慕明:事实上,“文明中被遮蔽的女性叙事传统”是这本书的骨架之一。《自序:从猿到神》中反复提示,无论是在个体经验还是在群体历史中,女性作为母亲,都是最早的讲述者。“讲述”是远古人类最初也是最重要的力量。但是自从出现农业,进入了工具的时代,力量的主要形式由心灵、精神转向身体能力,这一转变就是技术演进带来的后果,在某种程度上促进了父权制和私有制的出现,女性渐渐失却了力量,“讲述”也被男性垄断了。这一理论在恩格斯、波伏娃等人的论述中都有出现。
在《铸梦》里,女性讲述者除了故事,什么都没有。她们无法对抗时代,只能默默地等待有缘人的传承。“环”除了上面提过的种种含义,也是传承的象征。第一次,由夏姬给了弗忌,第二次,由弗忌给了造出的偶人,第三次就是《宛转环》里的子冈给了茞儿。“传承”是本书的一个隐含主题,无论是传统的师徒、父子、父女关系,还是知音、听者/观者,乃至造物者与被造之物的关系。这个过程虽然带来了种种问题,但在一定程度上释放了自石器时代以来被禁锢的女性/弱者的能力。

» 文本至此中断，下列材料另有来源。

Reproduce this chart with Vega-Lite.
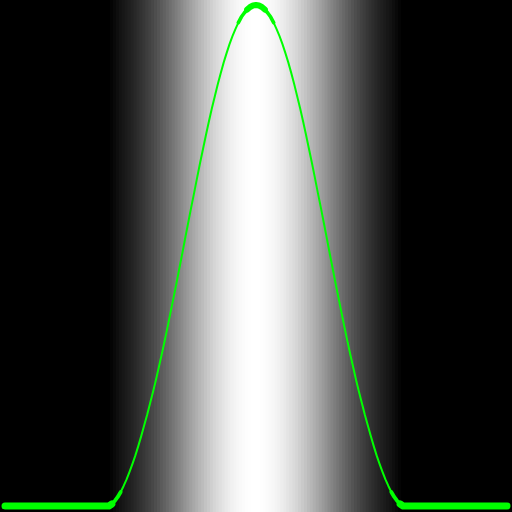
{
  "$schema": "https://vega.github.io/schema/vega-lite/v6.json",
  "description": "Bell-shaped bump over a grey gradient of the same values.",
  "width": 512,
  "height": 512,
  "autosize": {"type": "fit", "contains": "padding"},
  "padding": 0,
  "background": "#000000",
  "config": {"view": {"stroke": null, "fill": "#000000"}},
  "data": {
    "values": [
      {"x": 0, "v": 0, "side": "L"},
      {"x": 106, "v": 0.000, "side": "L"},
      {"x": 109, "v": 0.004, "side": "L"},
      {"x": 112, "v": 0.010, "side": "L"},
      {"x": 115, "v": 0.018, "side": "L"},
      {"x": 118, "v": 0.028, "side": "L"},
      {"x": 121, "v": 0.040, "side": "L"},
      {"x": 124, "v": 0.053, "side": "L"},
      {"x": 127, "v": 0.068, "side": "L"},
      {"x": 130, "v": 0.084, "side": "L"},
      {"x": 133, "v": 0.101, "side": "L"},
      {"x": 136, "v": 0.120, "side": "L"},
      {"x": 139, "v": 0.140, "side": "L"},
      {"x": 142, "v": 0.161, "side": "L"},
      {"x": 145, "v": 0.182, "side": "L"},
      {"x": 148, "v": 0.205, "side": "L"},
      {"x": 151, "v": 0.228, "side": "L"},
      {"x": 154, "v": 0.252, "side": "L"},
      {"x": 157, "v": 0.278, "side": "L"},
      {"x": 160, "v": 0.304, "side": "L"},
      {"x": 163, "v": 0.331, "side": "L"},
      {"x": 166, "v": 0.359, "side": "L"},
      {"x": 169, "v": 0.388, "side": "L"},
      {"x": 172, "v": 0.417, "side": "L"},
      {"x": 175, "v": 0.446, "side": "L"},
      {"x": 178, "v": 0.476, "side": "L"},
      {"x": 181, "v": 0.506, "side": "L"},
      {"x": 184, "v": 0.537, "side": "L"},
      {"x": 187, "v": 0.567, "side": "L"},
      {"x": 190, "v": 0.597, "side": "L"},
      {"x": 193, "v": 0.626, "side": "L"},
      {"x": 196, "v": 0.656, "side": "L"},
      {"x": 199, "v": 0.685, "side": "L"},
      {"x": 202, "v": 0.713, "side": "L"},
      {"x": 205, "v": 0.741, "side": "L"},
      {"x": 208, "v": 0.768, "side": "L"},
      {"x": 211, "v": 0.794, "side": "L"},
      {"x": 214, "v": 0.818, "side": "L"},
      {"x": 217, "v": 0.842, "side": "L"},
      {"x": 220, "v": 0.864, "side": "L"},
      {"x": 223, "v": 0.885, "side": "L"},
      {"x": 226, "v": 0.904, "side": "L"},
      {"x": 229, "v": 0.922, "side": "L"},
      {"x": 232, "v": 0.938, "side": "L"},
      {"x": 235, "v": 0.952, "side": "L"},
      {"x": 238, "v": 0.965, "side": "L"},
      {"x": 241, "v": 0.976, "side": "L"},
      {"x": 244, "v": 0.984, "side": "L"},
      {"x": 247, "v": 0.991, "side": "L"},
      {"x": 250, "v": 0.996, "side": "L"},
      {"x": 253, "v": 0.999, "side": "L"},
      {"x": 256, "v": 1.000, "side": "R"},
      {"x": 259, "v": 0.999, "side": "R"},
      {"x": 262, "v": 0.996, "side": "R"},
      {"x": 265, "v": 0.991, "side": "R"},
      {"x": 268, "v": 0.984, "side": "R"},
      {"x": 271, "v": 0.976, "side": "R"},
      {"x": 274, "v": 0.965, "side": "R"},
      {"x": 277, "v": 0.952, "side": "R"},
      {"x": 280, "v": 0.938, "side": "R"},
      {"x": 283, "v": 0.922, "side": "R"},
      {"x": 286, "v": 0.904, "side": "R"},
      {"x": 289, "v": 0.885, "side": "R"},
      {"x": 292, "v": 0.864, "side": "R"},
      {"x": 295, "v": 0.842, "side": "R"},
      {"x": 298, "v": 0.818, "side": "R"},
      {"x": 301, "v": 0.794, "side": "R"},
      {"x": 304, "v": 0.768, "side": "R"},
      {"x": 307, "v": 0.741, "side": "R"},
      {"x": 310, "v": 0.713, "side": "R"},
      {"x": 313, "v": 0.685, "side": "R"},
      {"x": 316, "v": 0.656, "side": "R"},
      {"x": 319, "v": 0.626, "side": "R"},
      {"x": 322, "v": 0.597, "side": "R"},
      {"x": 325, "v": 0.567, "side": "R"},
      {"x": 328, "v": 0.537, "side": "R"},
      {"x": 331, "v": 0.506, "side": "R"},
      {"x": 334, "v": 0.476, "side": "R"},
      {"x": 337, "v": 0.446, "side": "R"},
      {"x": 340, "v": 0.417, "side": "R"},
      {"x": 343, "v": 0.388, "side": "R"},
      {"x": 346, "v": 0.359, "side": "R"},
      {"x": 349, "v": 0.331, "side": "R"},
      {"x": 352, "v": 0.304, "side": "R"},
      {"x": 355, "v": 0.278, "side": "R"},
      {"x": 358, "v": 0.252, "side": "R"},
      {"x": 361, "v": 0.228, "side": "R"},
      {"x": 364, "v": 0.205, "side": "R"},
      {"x": 367, "v": 0.182, "side": "R"},
      {"x": 370, "v": 0.161, "side": "R"},
      {"x": 373, "v": 0.140, "side": "R"},
      {"x": 376, "v": 0.120, "side": "R"},
      {"x": 379, "v": 0.101, "side": "R"},
      {"x": 382, "v": 0.084, "side": "R"},
      {"x": 385, "v": 0.068, "side": "R"},
      {"x": 388, "v": 0.053, "side": "R"},
      {"x": 391, "v": 0.040, "side": "R"},
      {"x": 394, "v": 0.028, "side": "R"},
      {"x": 397, "v": 0.018, "side": "R"},
      {"x": 400, "v": 0.010, "side": "R"},
      {"x": 403, "v": 0.004, "side": "R"},
      {"x": 406, "v": 0.000, "side": "R"},
      {"x": 512, "v": 0, "side": "R"}
    ]
  },
  "encoding": {
    "x": {"field": "x", "type": "quantitative", "scale": {"domain": [0, 512], "nice": false, "zero": false}, "axis": null}
  },
  "layer": [
    {
      "mark": {"type": "bar", "size": 4, "clip": true},
      "encoding": {
        "y": {"datum": -0.012, "type": "quantitative", "scale": {"domain": [-0.012, 1.01], "nice": false, "zero": false}, "axis": null},
        "y2": {"datum": 1.01},
        "color": {"field": "v", "type": "quantitative", "scale": {"type": "pow", "exponent": 0.8, "domain": [0, 1], "range": ["#000000", "#ffffff"]}, "legend": null}
      }
    },
    {
      "mark": {"type": "line", "color": "#00ff00", "strokeWidth": 2, "strokeCap": "round", "strokeJoin": "round", "clip": true},
      "encoding": {
        "y": {"field": "v", "type": "quantitative", "scale": {"domain": [-0.012, 1.01], "nice": false, "zero": false}, "axis": null}
      }
    },
    {
      "transform": [{"filter": "datum.v >= 0.96"}],
      "mark": {"type": "line", "color": "#00ff00", "strokeWidth": 3.6, "strokeCap": "round", "strokeJoin": "round", "clip": true},
      "encoding": {
        "y": {"field": "v", "type": "quantitative", "scale": {"domain": [-0.012, 1.01], "nice": false, "zero": false}, "axis": null}
      }
    },
    {
      "transform": [{"filter": "datum.v >= 0.99"}],
      "mark": {"type": "line", "color": "#00ff00", "strokeWidth": 6, "strokeCap": "round", "strokeJoin": "round", "clip": true},
      "encoding": {
        "y": {"field": "v", "type": "quantitative", "scale": {"domain": [-0.012, 1.01], "nice": false, "zero": false}, "axis": null}
      }
    },
    {
      "transform": [{"filter": "datum.v <= 0.03"}],
      "mark": {"type": "line", "color": "#00ff00", "strokeWidth": 3.8, "strokeCap": "round", "strokeJoin": "round", "clip": true},
      "encoding": {
        "y": {"field": "v", "type": "quantitative", "scale": {"domain": [-0.012, 1.01], "nice": false, "zero": false}, "axis": null},
        "detail": {"field": "side", "type": "nominal"}
      }
    },
    {
      "transform": [{"filter": "datum.v <= 0.005"}],
      "mark": {"type": "line", "color": "#00ff00", "strokeWidth": 7, "strokeCap": "round", "strokeJoin": "round", "clip": true},
      "encoding": {
        "y": {"field": "v", "type": "quantitative", "scale": {"domain": [-0.012, 1.01], "nice": false, "zero": false}, "axis": null},
        "detail": {"field": "side", "type": "nominal"}
      }
    }
  ]
}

那么,“讲述”重新变得重要、女性乃至人类不再受物理枷锁、文化建构的枷锁限制的时代,会在什么时候到来呢?就是现在和不远的将来。青铜降级了女性,机器则会升级女性。在这样的图景之下,就有了对传统意义上的女性/弱者重新回归舞台中央的推想。这里的“弱者”,其实也有竹内好说的“文学是属于弱者的”的意思。
这值得女性创作者去思考,我们所处的时代非常关键,作为第一代独生子女,受过好的教育,也做了非常多的工作,但是被看到的并不多,包括国内也是最近才出版了一些女性科幻作者的选集,我开始写作时也没有很强的性别自觉意识。而文学就像自下而上的机器学习一样,能解决很多居高临下的宏大叙事解决不了的问题。这是我坚持创作的原因之一,也希望看到更多的女性创作者,大家一起努力。